May 1, 2017 (Vol. 37, No. 9)

Method Serves as a Powerful Tool for Analyzing Cells and Secreted Proteins in Suspension

Flow cytometry, which uses light scattering and fluorescent technologies to analyze single cells, can serve as an appropriate and effective methodology for bioprocessing applications. GEN spoke to Thomas Duensing, Ph.D., chief technology officer, at IntelliCyt, to learn more about flow cytometry’s capabilities in a biomanufacturing environment.

GEN: Why should biomanufacturers seriously consider the use of flow technology for their operational activities?

Dr. Duensing: Flow cytometry is a powerful tool for analyzing cells and secreted proteins in suspension. In the majority of bioprocessing operations, genetically engineered production cells are cultured in suspension to secrete large quantities of the desired biologic molecule, which is in many cases a therapeutic antibody.

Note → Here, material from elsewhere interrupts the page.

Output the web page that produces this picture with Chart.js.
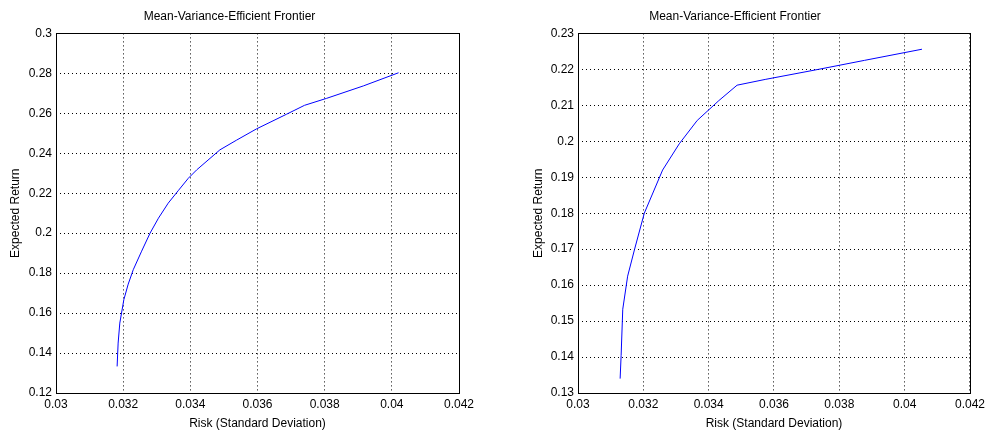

Flow cytometry is thus a perfect tool for measuring quantities and attributes of secreted antibodies, and the number and health of the suspension cells that produce those antibodies.

GEN: Which technical capabilities of flow cytometry make it a useful, informational-gathering technique in biomanu-facturing?

Dr. Duensing: First, the ability to perform suspension assays is perfectly suited for evaluating suspension cell cultures and the proteins they produce. Second, flow cytometry is inherently a high-content technology. This means that multiple assay endpoints can be reported simultaneously. For bioprocessing, this means that secreted antibodies can be captured by beads, and the amount and characteristics of those antibodies can be measured.

The real power of multiplexing comes into play when these bead-based assays are combined with cell-based assays. Thus, in addition to measuring secreted antibodies, the number and health of the cells producing those antibodies can be simultaneously evaluated.

GEN: For which particular bioprocess operation is flow cytometry an ideal choice?

Dr. Duensing: Flow cytometry is ideal for testing and monitoring cell-productivity attributes throughout the bioprocessing workflow, including cell-line generation screening, media optimization, and production in bioreactors.

GEN: IntelliCyt recently introduced the Cy-Clone Plus assay system for ranking and selection of clones for cell-line development. This assay reportedly can accelerate cell-line development. How does it carry out this critical function?

Dr. Duensing: The first step in bioprocessing is identification of genetically engineered cell clones that can produce and secrete large amounts of the biologic product. This is most commonly done by arraying single cell clones in microtiter plates, culturing them for a number of days, and then testing the supernatants of those cultures for the amount of secreted protein present.

Clones are ranked based on the amount of product in the supernatant, and decisions regarding which clones to move forward are made based on those rankings.

The problem with making decisions at this stage, based solely on secreted protein levels, is that it’s possible that high levels of protein in supernatants results from highly productive cells, each of which secretes large amounts of product. However, it is also possible that each cell in the well is not very productive, and that high levels of secreted protein are simply due to the presence of large numbers of rapidly proliferating cells.

What’s needed in this field is the ability to perform high-throughput screens on large numbers of clones that simultaneously report both the amount of secreted proteins and information about the cells that are secreting those proteins.

The CyClone Plus kit, which runs on the iQue Screener Plus platform, enables high-throughput clone screens that report secreted protein levels on a per-cell basis. When this assay is performed on the iQue Screener Plus platform, 5000 clones can be tested in a few hours. Thus, in a high-throughput screening environment, rich information on how productive individual cells are, and on the health of individual cells is generated.

Having this information early in the process provides valuable information that enables scientists to make informed decisions about which clones to move forward, and ultimately increases their chance of success.

GEN: What impediments or barriers to expedited cell-line development does the Cy-Clone Plus assay overcome?

Dr. Duensing: Correlating IgG titers to individual cell productivity and health is usually done in the later stages of cell-line development, after screening for IgG titers. In that workflow, it is possible that highly productive, robust clones are missed and never taken forward into downstream cell-line development. Identifying productive clones directly in the initial high-throughput screening process could significantly decrease the chance of missing these valuable clones.